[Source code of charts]
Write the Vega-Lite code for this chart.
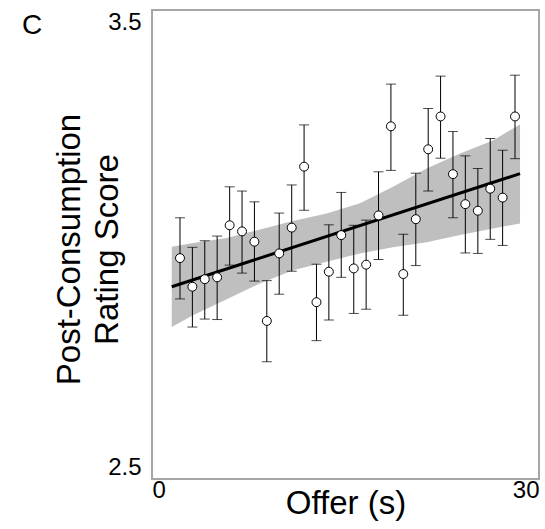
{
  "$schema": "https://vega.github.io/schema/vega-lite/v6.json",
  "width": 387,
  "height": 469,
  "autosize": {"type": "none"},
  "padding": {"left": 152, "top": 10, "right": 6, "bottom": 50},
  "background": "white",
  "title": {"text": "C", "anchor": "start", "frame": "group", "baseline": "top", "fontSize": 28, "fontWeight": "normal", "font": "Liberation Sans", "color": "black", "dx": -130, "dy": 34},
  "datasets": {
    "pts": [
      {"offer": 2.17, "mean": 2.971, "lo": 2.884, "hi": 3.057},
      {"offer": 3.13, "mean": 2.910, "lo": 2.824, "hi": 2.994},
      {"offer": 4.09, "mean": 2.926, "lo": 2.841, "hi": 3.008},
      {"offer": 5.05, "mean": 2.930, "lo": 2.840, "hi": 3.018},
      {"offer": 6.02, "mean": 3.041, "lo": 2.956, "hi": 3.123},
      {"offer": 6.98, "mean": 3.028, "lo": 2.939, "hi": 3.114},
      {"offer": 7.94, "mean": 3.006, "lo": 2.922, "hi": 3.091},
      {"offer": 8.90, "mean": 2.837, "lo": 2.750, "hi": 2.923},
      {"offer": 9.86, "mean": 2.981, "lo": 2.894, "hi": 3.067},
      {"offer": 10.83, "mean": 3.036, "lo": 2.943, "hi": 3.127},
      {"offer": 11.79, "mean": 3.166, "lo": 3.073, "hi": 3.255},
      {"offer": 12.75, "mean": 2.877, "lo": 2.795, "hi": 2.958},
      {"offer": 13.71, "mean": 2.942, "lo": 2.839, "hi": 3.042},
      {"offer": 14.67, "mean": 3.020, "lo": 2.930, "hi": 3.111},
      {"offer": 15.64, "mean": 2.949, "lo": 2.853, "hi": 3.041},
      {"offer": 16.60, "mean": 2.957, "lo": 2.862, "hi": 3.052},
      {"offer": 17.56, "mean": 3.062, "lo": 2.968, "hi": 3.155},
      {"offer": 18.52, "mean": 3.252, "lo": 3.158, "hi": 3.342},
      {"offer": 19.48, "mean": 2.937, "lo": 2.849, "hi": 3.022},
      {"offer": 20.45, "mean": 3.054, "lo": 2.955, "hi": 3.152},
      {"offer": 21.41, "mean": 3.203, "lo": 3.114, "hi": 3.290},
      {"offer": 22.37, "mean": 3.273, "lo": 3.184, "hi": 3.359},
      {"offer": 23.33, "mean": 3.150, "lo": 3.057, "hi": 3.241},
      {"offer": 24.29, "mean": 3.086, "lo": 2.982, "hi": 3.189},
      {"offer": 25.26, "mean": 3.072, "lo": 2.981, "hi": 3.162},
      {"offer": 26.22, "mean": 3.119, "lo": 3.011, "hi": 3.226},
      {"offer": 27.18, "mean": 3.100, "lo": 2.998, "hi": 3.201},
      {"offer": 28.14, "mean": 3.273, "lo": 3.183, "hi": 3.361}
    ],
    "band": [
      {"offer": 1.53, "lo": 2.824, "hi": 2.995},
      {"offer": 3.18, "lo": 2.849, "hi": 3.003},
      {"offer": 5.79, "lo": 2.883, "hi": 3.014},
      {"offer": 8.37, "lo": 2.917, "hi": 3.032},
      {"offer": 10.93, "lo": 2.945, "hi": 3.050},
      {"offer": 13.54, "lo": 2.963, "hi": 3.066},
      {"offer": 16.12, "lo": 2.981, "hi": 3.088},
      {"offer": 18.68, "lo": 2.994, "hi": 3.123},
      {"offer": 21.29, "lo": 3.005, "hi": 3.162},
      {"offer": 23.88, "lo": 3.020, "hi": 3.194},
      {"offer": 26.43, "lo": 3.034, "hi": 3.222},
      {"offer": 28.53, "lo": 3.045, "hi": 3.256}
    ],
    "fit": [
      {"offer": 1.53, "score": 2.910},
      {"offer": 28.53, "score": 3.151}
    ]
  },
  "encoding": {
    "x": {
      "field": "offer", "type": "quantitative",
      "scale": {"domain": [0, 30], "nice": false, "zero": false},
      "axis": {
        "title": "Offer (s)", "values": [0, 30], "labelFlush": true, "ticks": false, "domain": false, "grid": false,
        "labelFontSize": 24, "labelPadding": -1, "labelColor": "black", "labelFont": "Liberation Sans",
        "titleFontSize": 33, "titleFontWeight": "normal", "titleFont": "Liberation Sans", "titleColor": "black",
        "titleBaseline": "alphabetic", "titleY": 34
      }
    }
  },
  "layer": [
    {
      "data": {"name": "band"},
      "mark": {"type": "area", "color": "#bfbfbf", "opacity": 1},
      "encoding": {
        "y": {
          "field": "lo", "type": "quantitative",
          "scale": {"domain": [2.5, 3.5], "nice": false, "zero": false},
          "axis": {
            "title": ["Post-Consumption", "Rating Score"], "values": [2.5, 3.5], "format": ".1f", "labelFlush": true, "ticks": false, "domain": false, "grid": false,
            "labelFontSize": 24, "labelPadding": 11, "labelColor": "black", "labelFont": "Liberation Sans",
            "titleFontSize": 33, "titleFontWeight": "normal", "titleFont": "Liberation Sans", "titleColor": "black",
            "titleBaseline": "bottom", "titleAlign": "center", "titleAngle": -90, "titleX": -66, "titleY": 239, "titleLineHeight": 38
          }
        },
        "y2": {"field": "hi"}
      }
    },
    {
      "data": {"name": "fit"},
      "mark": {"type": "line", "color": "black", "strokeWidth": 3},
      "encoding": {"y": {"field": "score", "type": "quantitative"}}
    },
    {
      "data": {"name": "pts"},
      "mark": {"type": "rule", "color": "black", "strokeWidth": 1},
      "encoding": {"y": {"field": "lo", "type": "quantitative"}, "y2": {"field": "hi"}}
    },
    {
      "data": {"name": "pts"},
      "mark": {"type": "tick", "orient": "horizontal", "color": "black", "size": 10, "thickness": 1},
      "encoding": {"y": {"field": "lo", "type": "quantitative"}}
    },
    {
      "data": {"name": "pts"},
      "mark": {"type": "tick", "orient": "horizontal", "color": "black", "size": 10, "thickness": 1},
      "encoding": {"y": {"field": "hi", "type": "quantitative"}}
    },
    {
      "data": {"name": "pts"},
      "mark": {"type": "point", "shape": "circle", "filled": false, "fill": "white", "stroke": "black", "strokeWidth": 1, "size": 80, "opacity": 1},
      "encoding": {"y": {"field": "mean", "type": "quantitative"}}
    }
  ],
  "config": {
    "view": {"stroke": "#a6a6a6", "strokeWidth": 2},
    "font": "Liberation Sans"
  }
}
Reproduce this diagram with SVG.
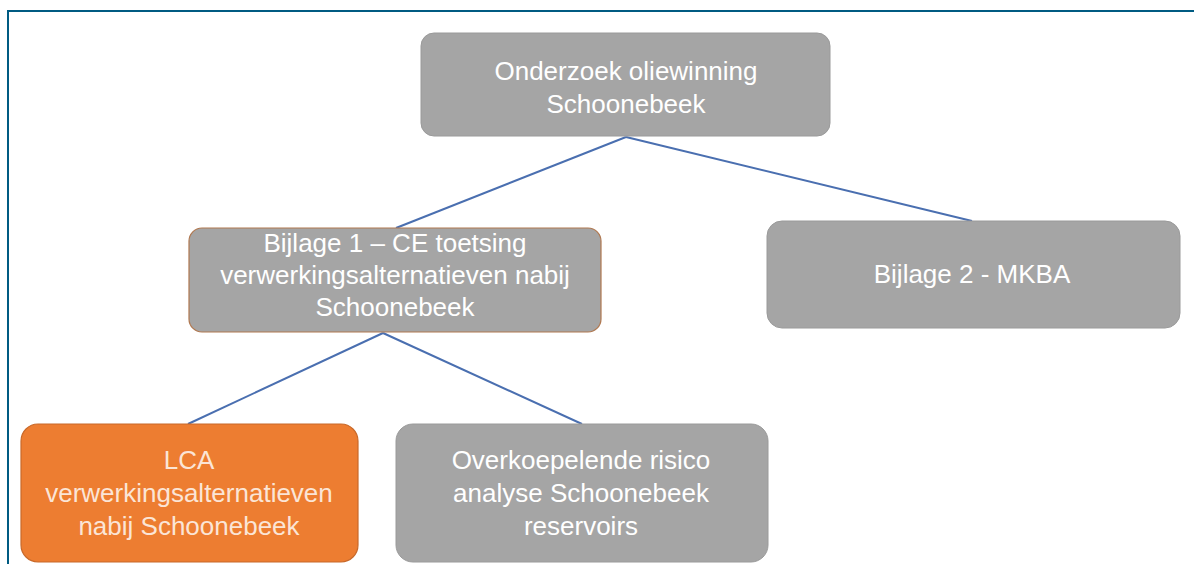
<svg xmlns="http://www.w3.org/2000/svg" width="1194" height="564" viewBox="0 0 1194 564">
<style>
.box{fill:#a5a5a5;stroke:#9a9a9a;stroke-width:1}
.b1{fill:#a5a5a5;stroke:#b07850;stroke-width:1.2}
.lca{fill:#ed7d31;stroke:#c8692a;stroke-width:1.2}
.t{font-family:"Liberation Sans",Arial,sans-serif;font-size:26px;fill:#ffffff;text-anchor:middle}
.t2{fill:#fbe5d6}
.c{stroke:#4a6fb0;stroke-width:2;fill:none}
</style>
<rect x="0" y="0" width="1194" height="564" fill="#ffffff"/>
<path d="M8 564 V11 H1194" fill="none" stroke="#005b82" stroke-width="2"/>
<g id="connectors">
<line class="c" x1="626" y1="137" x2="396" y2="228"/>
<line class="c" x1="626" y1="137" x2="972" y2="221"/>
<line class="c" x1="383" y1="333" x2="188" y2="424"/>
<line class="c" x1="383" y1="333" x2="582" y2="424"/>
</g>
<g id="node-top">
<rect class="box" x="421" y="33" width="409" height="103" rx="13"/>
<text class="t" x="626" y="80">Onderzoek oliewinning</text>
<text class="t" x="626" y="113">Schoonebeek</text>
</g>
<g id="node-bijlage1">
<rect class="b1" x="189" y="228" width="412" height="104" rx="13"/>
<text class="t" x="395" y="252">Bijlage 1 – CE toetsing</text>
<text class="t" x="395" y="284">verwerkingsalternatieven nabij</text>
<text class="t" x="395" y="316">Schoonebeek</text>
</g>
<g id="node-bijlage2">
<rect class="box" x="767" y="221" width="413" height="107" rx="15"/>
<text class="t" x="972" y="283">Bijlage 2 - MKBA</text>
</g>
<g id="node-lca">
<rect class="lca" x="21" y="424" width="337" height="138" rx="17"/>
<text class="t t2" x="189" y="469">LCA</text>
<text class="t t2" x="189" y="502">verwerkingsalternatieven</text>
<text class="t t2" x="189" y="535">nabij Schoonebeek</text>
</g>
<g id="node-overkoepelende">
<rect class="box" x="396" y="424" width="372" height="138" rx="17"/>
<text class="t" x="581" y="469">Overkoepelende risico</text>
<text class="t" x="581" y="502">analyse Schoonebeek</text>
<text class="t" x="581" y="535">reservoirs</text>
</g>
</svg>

▶ **PROBLEM REQUIREMENTS**: Find each line with the string "this" and copy it out.

▶ **FINISHED EXERCISE**:
Write the Vega-Lite code for this chart.
Reproduce this diagram with SVG.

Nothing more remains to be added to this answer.